Path: utzoo!utgpu!news-server.csri.toronto.edu!cs.utexas.edu!usc!elroy.jpl.nasa.gov!jpl-devvax!lwall
From: lwall@jpl-devvax.JPL.NASA.GOV (Larry Wall)
Newsgroups: comp.lang.perl
Subject: Re: perl memory usage?
Message-ID: <7556@jpl-devvax.JPL.NASA.GOV>
Date: 26 Mar 90 22:19:37 GMT
References: <1990Mar19.210743.15896@chinet.chi.il.us> <7480@jpl-devvax.JPL.NASA.GOV> <1990Mar26.174959.20102@chinet.chi.il.us>
Reply-To: lwall@jpl-devvax.JPL.NASA.GOV (Larry Wall)
Organization: Jet Propulsion Laboratory, Pasadena, CA
Lines: 61

In article <1990Mar26.174959.20102@chinet.chi.il.us> les@chinet.chi.il.us (Leslie Mikesell) writes:
: Perhaps a funky regexp would work better anyway, but I couldn't come
: up with one.  I'm trying to merge items like:
: 
: identifer (used for key in associative array)
: text (multi-line)
: SUMMARY:
: summary-text (multi-line)
: STATUS:
: text ...
: 
: If I find an updated item without the SUMMARY: entry, I want to grab the
: summary-text from the old entry and insert it into the new above the
: STATUS line.  My first attempt at pattern-matching with bracketed substrings
: failed on these multi-line strings, so I switched to the $` and $' and
: some tmp variables.  Is there a better way?  Note that I don't know which
: (if either) entry contains the SUMMARY: or that an old entry even exists,
: so the ability to test the success of the individual matches is handy.
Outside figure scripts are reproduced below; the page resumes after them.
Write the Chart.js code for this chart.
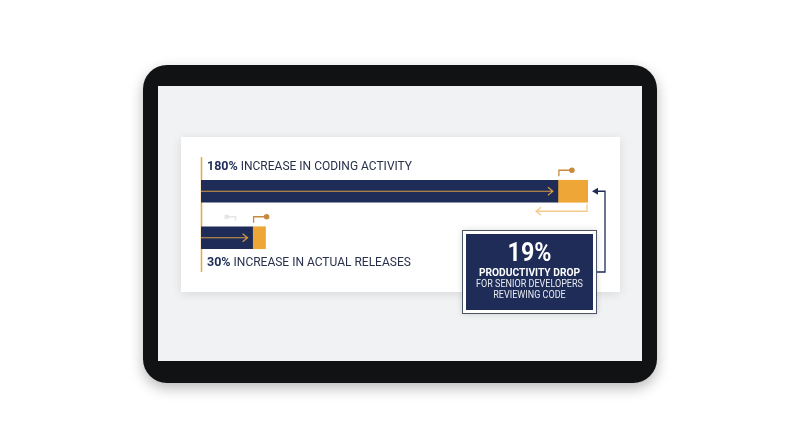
<!DOCTYPE html>
<html>
<head>
<meta charset="utf-8">
<script src="https://cdn.jsdelivr.net/npm/chart.js@4.4.1/dist/chart.umd.min.js"></script>
<style>
  html, body { margin: 0; padding: 0; background: #ffffff; }
  #wrap { width: 800px; height: 447px; }
</style>
</head>
<body>
<div id="wrap"><canvas id="grafico" width="800" height="447"></canvas></div>
<script>
// datos del grafico
const categories = ['Coding activity', 'Actual releases'];
const baseValues = [166, 24];
const gainValues = [14, 6];
const totalLabels = ['180%', '30%'];
const labelTexts = [' INCREASE IN CODING ACTIVITY', ' INCREASE IN ACTUAL RELEASES'];
const dropValue = '19%';
const dropLines = ['PRODUCTIVITY DROP', 'FOR SENIOR DEVELOPERS', 'REVIEWING CODE'];

const NAVY = '#1e2c57';
const GOLD = '#eea637';
const FONT = 'Roboto, "Open Sans", sans-serif';

function roundRect(ctx, x, y, w, h, r) {
    ctx.beginPath();
    ctx.moveTo(x + r, y);
    ctx.arcTo(x + w, y, x + w, y + h, r);
    ctx.arcTo(x + w, y + h, x, y + h, r);
    ctx.arcTo(x, y + h, x, y, r);
    ctx.arcTo(x, y, x + w, y, r);
    ctx.closePath();
}

// texto centrado y algo estrecho
function textoEstrecho(ctx, txt, cx, y, escala) {
    ctx.save();
    ctx.translate(cx, y);
    ctx.scale(escala, 1);
    ctx.fillText(txt, 0, 0);
    ctx.restore();
}

// fondo: tablet, pantalla y tarjeta
const fondoPlugin = {
    id: 'fondo',
    beforeDatasetsDraw(chart) {
        const ctx = chart.ctx;
        const area = chart.chartArea;
        ctx.save();
        ctx.shadowColor = 'rgba(0,0,0,0.28)';
        ctx.shadowBlur = 14;
        ctx.shadowOffsetY = 5;
        roundRect(ctx, 143, 65, 514, 318, 24);
        ctx.fillStyle = '#111214';
        ctx.fill();
        ctx.restore();

        ctx.save();
        ctx.fillStyle = '#f1f2f3';
        ctx.fillRect(158, 86, 484, 275);

        ctx.shadowColor = 'rgba(0,0,0,0.10)';
        ctx.shadowBlur = 10;
        ctx.shadowOffsetY = 2;
        ctx.fillStyle = '#ffffff';
        ctx.fillRect(181, 137, 439, 155);
        ctx.restore();

        ctx.save();
        ctx.strokeStyle = GOLD;
        ctx.lineWidth = 1.5;
        ctx.beginPath();
        ctx.moveTo(area.left + 0.5, 157);
        ctx.lineTo(area.left + 0.5, 272);
        ctx.stroke();
        ctx.restore();
    },
    afterDatasetsDraw(chart) {
        const ctx = chart.ctx;
        const area = chart.chartArea;
        const navyMeta = chart.getDatasetMeta(0).data;
        const goldMeta = chart.getDatasetMeta(1).data;
        ctx.save();

        // flechas dentro de las barras
        navyMeta.forEach(function (bar) {
            const y = bar.y;
            const end = bar.x - 5;
            ctx.strokeStyle = '#d69a45';
            ctx.lineWidth = 1.2;
            ctx.beginPath();
            ctx.moveTo(area.left, y);
            ctx.lineTo(end, y);
            ctx.moveTo(end - 5, y - 4);
            ctx.lineTo(end, y);
            ctx.lineTo(end - 5, y + 4);
            ctx.stroke();
        });

        // marcadores sobre el segmento dorado
        goldMeta.forEach(function (bar, i) {
            const top = bar.y - bar.height / 2;
            const x0 = bar.base + 1;
            const yTop = top - 10;
            ctx.strokeStyle = '#c98a3e';
            ctx.lineWidth = 1.3;
            ctx.beginPath();
            ctx.moveTo(x0, top - 4);
            ctx.lineTo(x0, yTop);
            ctx.lineTo(x0 + 12, yTop);
            ctx.stroke();
            ctx.fillStyle = '#c98a3e';
            ctx.beginPath();
            ctx.arc(x0 + 13, yTop, 2.8, 0, Math.PI * 2);
            ctx.fill();
            if (i === 1) {
                ctx.strokeStyle = '#e6e6e6';
                ctx.lineWidth = 1.5;
                ctx.beginPath();
                ctx.moveTo(x0 - 26, yTop);
                ctx.lineTo(x0 - 18, yTop);
                ctx.lineTo(x0 - 18, yTop + 4);
                ctx.stroke();
                ctx.fillStyle = '#e4e4e4';
                ctx.fillRect(x0 - 29, yTop - 2, 4, 4);
            }
        });

        // flecha de retorno bajo la barra superior
        const g0 = goldMeta[0];
        const bottom0 = g0.y + g0.height / 2;
        ctx.strokeStyle = '#f3ca8e';
        ctx.lineWidth = 1.3;
        ctx.beginPath();
        ctx.moveTo(g0.x - 1, bottom0 + 2);
        ctx.lineTo(g0.x - 1, bottom0 + 9);
        ctx.lineTo(g0.x - 52, bottom0 + 9);
        ctx.moveTo(g0.x - 47, bottom0 + 5);
        ctx.lineTo(g0.x - 52, bottom0 + 9);
        ctx.lineTo(g0.x - 47, bottom0 + 13);
        ctx.stroke();

        // etiquetas
        ctx.textBaseline = 'middle';
        ctx.textAlign = 'left';
        navyMeta.forEach(function (bar, i) {
            const y = i === 0 ? bar.y - bar.height / 2 - 13 : bar.y + bar.height / 2 + 14;
            const x = area.left + 6;
            ctx.fillStyle = NAVY;
            ctx.font = 'bold 12.5px ' + FONT;
            ctx.fillText(totalLabels[i], x, y);
            const w = ctx.measureText(totalLabels[i]).width;
            ctx.fillStyle = '#28304a';
            ctx.font = '12.5px ' + FONT;
            textoEstrecho(ctx, labelTexts[i], x + w, y, 0.96);
        });

        // recuadro del 19%
        const bx = 462, by = 230, bw = 135, bh = 84;
        ctx.save();
        ctx.shadowColor = 'rgba(0,0,0,0.15)';
        ctx.shadowBlur = 6;
        ctx.fillStyle = '#ffffff';
        ctx.fillRect(bx, by, bw, bh);
        ctx.restore();
        ctx.strokeStyle = '#4c5466';
        ctx.lineWidth = 1;
        ctx.strokeRect(bx + 0.5, by + 0.5, bw - 1, bh - 1);
        ctx.fillStyle = NAVY;
        ctx.fillRect(bx + 4, by + 4, bw - 8, bh - 8);

        const cx = bx + bw / 2;
        ctx.textAlign = 'center';
        ctx.fillStyle = '#ffffff';
        ctx.font = 'bold 25px ' + FONT;
        textoEstrecho(ctx, dropValue, cx, by + 25, 0.93);
        ctx.font = 'bold 11.5px ' + FONT;
        textoEstrecho(ctx, dropLines[0], cx, by + 43, 0.89);
        ctx.font = '11px ' + FONT;
        ctx.fillStyle = '#e8ebf2';
        textoEstrecho(ctx, dropLines[1], cx, by + 54.5, 0.82);
        textoEstrecho(ctx, dropLines[2], cx, by + 65.5, 0.82);

        // conector hacia la barra superior
        const ax = g0.x + 4;
        ctx.strokeStyle = NAVY;
        ctx.lineWidth = 1.3;
        ctx.beginPath();
        ctx.moveTo(bx + bw, by + 42);
        ctx.lineTo(605, by + 42);
        ctx.lineTo(605, g0.y);
        ctx.lineTo(ax + 5, g0.y);
        ctx.stroke();
        ctx.fillStyle = NAVY;
        ctx.beginPath();
        ctx.moveTo(ax, g0.y);
        ctx.lineTo(ax + 6, g0.y - 3.5);
        ctx.lineTo(ax + 6, g0.y + 3.5);
        ctx.closePath();
        ctx.fill();

        ctx.restore();
    }
};

const ctx = document.getElementById('grafico').getContext('2d');
new Chart(ctx, {
    type: 'bar',
    data: {
        labels: categories,
        datasets: [{
            label: 'Base',
            data: baseValues,
            backgroundColor: NAVY,
            borderWidth: 0,
            barThickness: 22
        }, {
            label: 'Gain',
            data: gainValues,
            backgroundColor: GOLD,
            borderWidth: 0,
            barThickness: 22
        }]
    },
    options: {
        indexAxis: 'y',
        responsive: false,
        animation: false,
        layout: {
            padding: { left: 201, right: 212, top: 168, bottom: 186 }
        },
        plugins: {
            legend: { display: false },
            tooltip: { enabled: false }
        },
        scales: {
            x: { stacked: true, display: false, min: 0, max: 180 },
            y: { stacked: true, display: false }
        }
    },
    plugins: [fondoPlugin]
});
</script>
</body>
</html>
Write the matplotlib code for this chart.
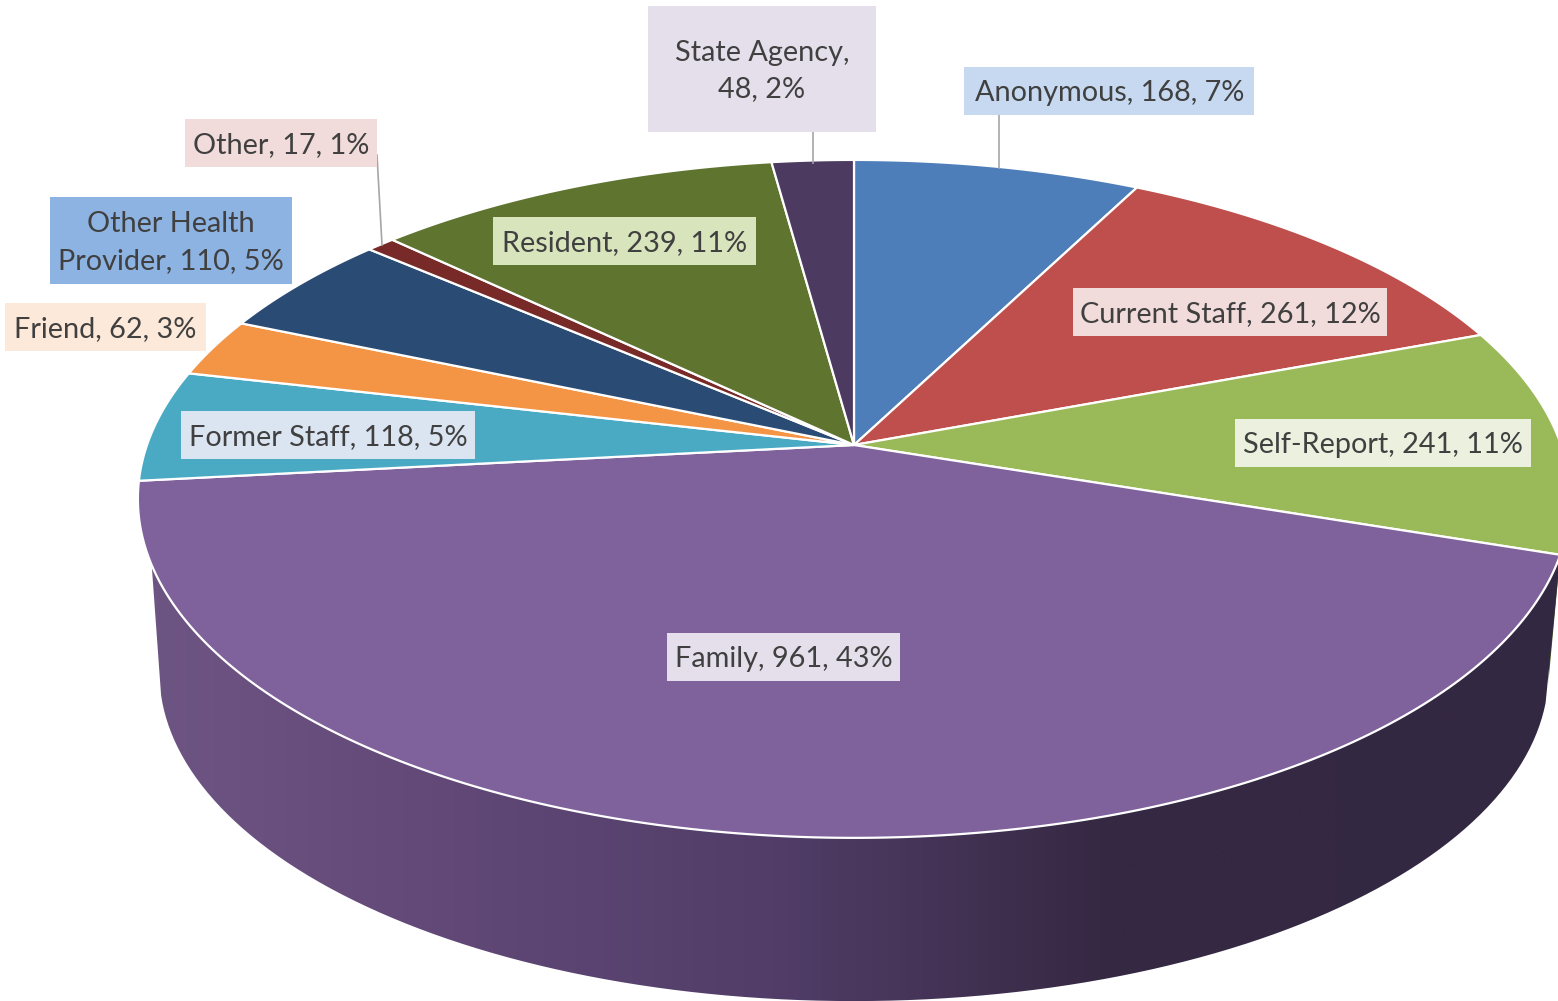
import matplotlib
matplotlib.use('Agg')
import matplotlib.pyplot as plt
import numpy as np
from matplotlib.colors import LinearSegmentedColormap
from matplotlib.patches import Polygon, Rectangle

names = ['Anonymous', 'Current Staff', 'Self-Report', 'Family', 'Former Staff',
         'Friend', 'Other Health\nProvider', 'Other', 'Resident', 'State Agency,\n']
values = [168, 261, 241, 961, 118, 62, 110, 17, 239, 48]
percents = [7, 12, 11, 43, 5, 3, 5, 1, 11, 2]
slice_colors = ['#4E7EBA', '#BE4F4C', '#9AB958', '#7F619C', '#4AAAC4',
                '#F49445', '#2A4B73', '#772A28', '#5E742F', '#4C3A61']
box_colors = ['#C6D9F1', '#F2DCDB', '#EBF1DE', '#E5DFEC', '#DBE5F1',
              '#FDE9D9', '#8DB3E2', '#F2DCDB', '#D8E4BC', '#E5DFEC']
# label boxes in pixels: left, top, right, bottom
boxes = [(964.5, 67, 1254, 115), (1073, 288, 1387, 336), (1235, 419, 1531, 467),
         (667, 633, 900, 681), (181, 411, 475, 459), (5, 303, 206, 351),
         (50, 197, 292, 284), (185, 119, 377, 167), (493, 217, 756, 265),
         (648, 6, 876, 132)]
leaders = [((999, 115), (999, 168)), ((813, 132), (813, 163)), ((377, 155), (382, 245))]

CX, CY = 854, 445      # apex of the top face
K = 0.159              # perspective strength
A, B = 707, 330.4      # top face size
CY_LOW, SCALE_LOW = 620, 0.97   # bottom rim


def project(theta, cy=CY, scale=1.0):
    # theta in degrees clockwise from the top of the pie
    t = np.radians(theta)
    ux, uy = np.sin(t), np.cos(t)
    w = 1 + K * uy
    return CX + scale * A * ux / w, cy - scale * B * uy / w


def wall_poly(t1, t2, top_back=0):
    # the rim corners sit a little further round than the top corners
    x1, y1 = project(np.linspace(t1, t2 - top_back, 120))
    x2, y2 = project(np.linspace(t2 - 7, t1 - 4, 120), cy=CY_LOW, scale=SCALE_LOW)
    return np.column_stack([np.r_[x1, x2], np.r_[y1, y2]])


edges = np.r_[0, np.cumsum(values)] / np.sum(values) * 360

fig = plt.figure(figsize=(15.58, 10.01), dpi=100)
ax = fig.add_axes([0, 0, 1, 1])
ax.set_xlim(0, 1558)
ax.set_ylim(1001, 0)
ax.axis('off')

# side wall: green sliver behind, shaded Family wall in front
ax.add_patch(Polygon(wall_poly(edges[2], edges[3]), color='#4A5C25', lw=0))
wall = Polygon(wall_poly(edges[3], edges[4], top_back=14), facecolor='none', lw=0)
ax.add_patch(wall)
cmap = LinearSegmentedColormap.from_list('wall', [(0, '#6E5684'), (0.17, '#654B7A'),
                                                  (0.45, '#513D68'), (0.6, '#403050'),
                                                  (0.69, '#352842'), (1, '#332842')])
grad = ax.imshow(np.linspace(0, 1, 512)[None, :], cmap=cmap, extent=(130, 1558, 1001, 400),
                 aspect='auto', zorder=1)
grad.set_clip_path(wall)
ax.set_xlim(0, 1558)
ax.set_ylim(1001, 0)

# top face
for i in range(len(values)):
    t = np.linspace(edges[i], edges[i + 1], 200)
    x, y = project(t)
    pts = np.column_stack([np.r_[CX, x], np.r_[CY, y]])
    ax.add_patch(Polygon(pts, closed=True, facecolor=slice_colors[i], edgecolor='white',
                         lw=1.6, zorder=2, joinstyle='round'))

for (p, q) in leaders:
    ax.plot([p[0], q[0]], [p[1], q[1]], color='#A6A6A6', lw=1.2, zorder=3)

for i in range(len(values)):
    l, t, r, b = boxes[i]
    ax.add_patch(Rectangle((l, t), r - l, b - t, facecolor=box_colors[i], lw=0, zorder=4))
    if names[i].endswith('\n'):
        label = f'{names[i]}{values[i]}, {percents[i]}%'
    else:
        label = f'{names[i]}, {values[i]}, {percents[i]}%'
    ax.text((l + r) / 2, (t + b) / 2 + 2, label, ha='center', va='center', fontsize=20.8,
            family='Lato', color='#404040', linespacing=1.5, zorder=5)

fig.savefig('out.png', dpi=100)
I'd probably write this as

	$* = 1;
	if ($new !~ /\nSUMMARY:\n/) {
	    if (($was) = ($old =~ /^SUMMARY:\n([^\0]*)^STATUS:/)) {
		substr($new,index($new,"STATUS:\n"),0) = $was;
	    }
	}

or some such.  The thing to remember is that . doesn't match newline,
so use [^\0] to match newlines too.  (On older patchlevels you may have
to say \000 instead.)

Depending on the sizes of the relative text sections, it might be faster
to do it all with index, since [^\0]* has to match all the way to the
end and then back off.

	if (index($new, "\nSUMMARY:\n") < $[) {
	    $beg = index($old, "\nSUMMARY:\n");
	    if ($beg >= $[) {
		$end = index($old, "\nSTATUS:\n");
		substr($new,index($new,"STATUS:\n"),0) = 
		    substr($old,$beg + 10, $end - $beg - 9);;
	    }
	}

If there are more headers than that, it often becomes worthwhile to
take a parsing pass on it and put the entries into separate variables
or entries in an associative array.  Then you end up with wonderful
statements like

	$new{'SUMMARY'} = $old{'SUMMARY'} unless $new{'SUMMARY'};

A funky split like

	@new = split(/(^[A-Z]+):\n/,$new);
	unshift(@new,"FRONTSTUFF");
	%new = @new;		# alternating keys and values

comes to mind.  But that's probably not worthwhile for your thing.

Larry